All of this auto-generated from today's chat + commits + docs.
Open Questions
- Are you imagining this as a mobile app (since you have restricted devices)?
- Or web-based accessible from work Mac?
- Do you want AI to rewrite your docs into engaging formats, or just surface them cleverly?
- Timeline: is this a "build it this week" idea or "north star vision"?
Why This Could Actually Work
The hardest part is probably the content transformation (boring docs → engaging content), but if anyone can figure it out, it's the person who locked their own phone and gave away their laptop to stay focused.
The system proves you understand:
- How addictive apps work (you've fought them)
- How to build constraints that actually stick (The Sys)
- How to make technical content emotionally resonant (your letters/blog)
This is just applying those same principles to the problem of knowledge retention at high building velocity.

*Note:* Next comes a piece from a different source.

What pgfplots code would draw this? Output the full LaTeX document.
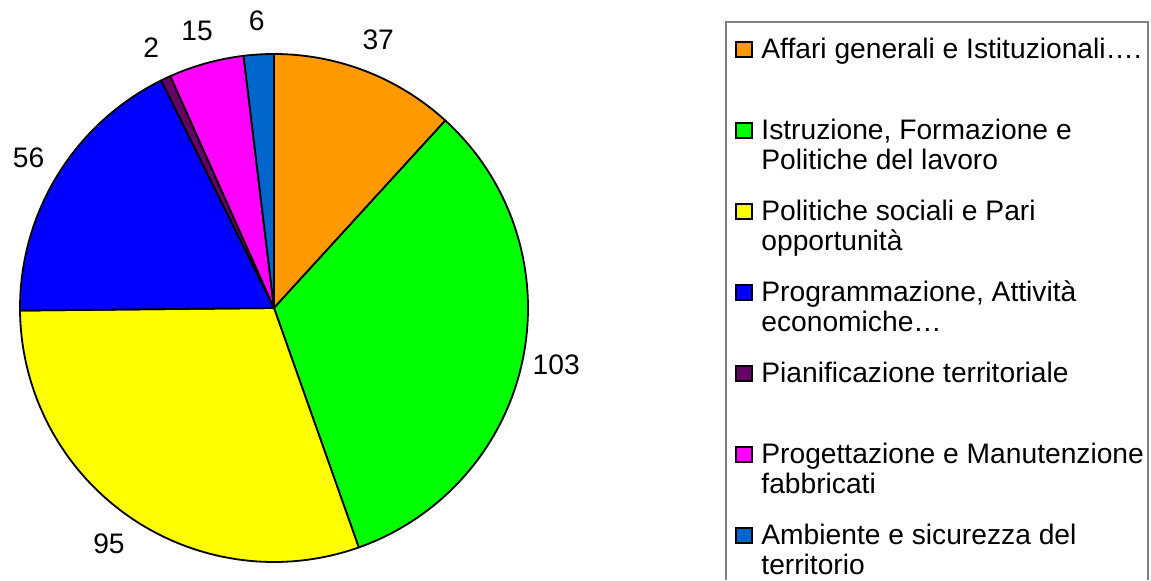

Current Assets (in this repo)
The yap repository already contains the variety of content types that could seed this:
- Personal/Emotional (4 docs): Letters to future self and future partner
- System Documentation (1 doc): Phone system reference
- Public Storytelling (1 doc): "The Laptop I Gave Away" blog post
- Technical/Infrastructure (3 docs): README, testing strategy, PWA setup
This scatter is the raw material. The question is: how do we transform it into something you'd actually want to scroll through tomorrow morning?
What's Next?
The next concrete step depends on what aspect feels most important to validate first:
- The content transformation? (Can we make a boring commit message actually engaging?)
- The delivery mechanism? (Web app? Feed format? Timing?)
- The extraction pipeline? (Can we reliably pull insights from chat transcripts, commits, docs?)
- The actual hook? (Would you open this instead of checking your phone in the morning?)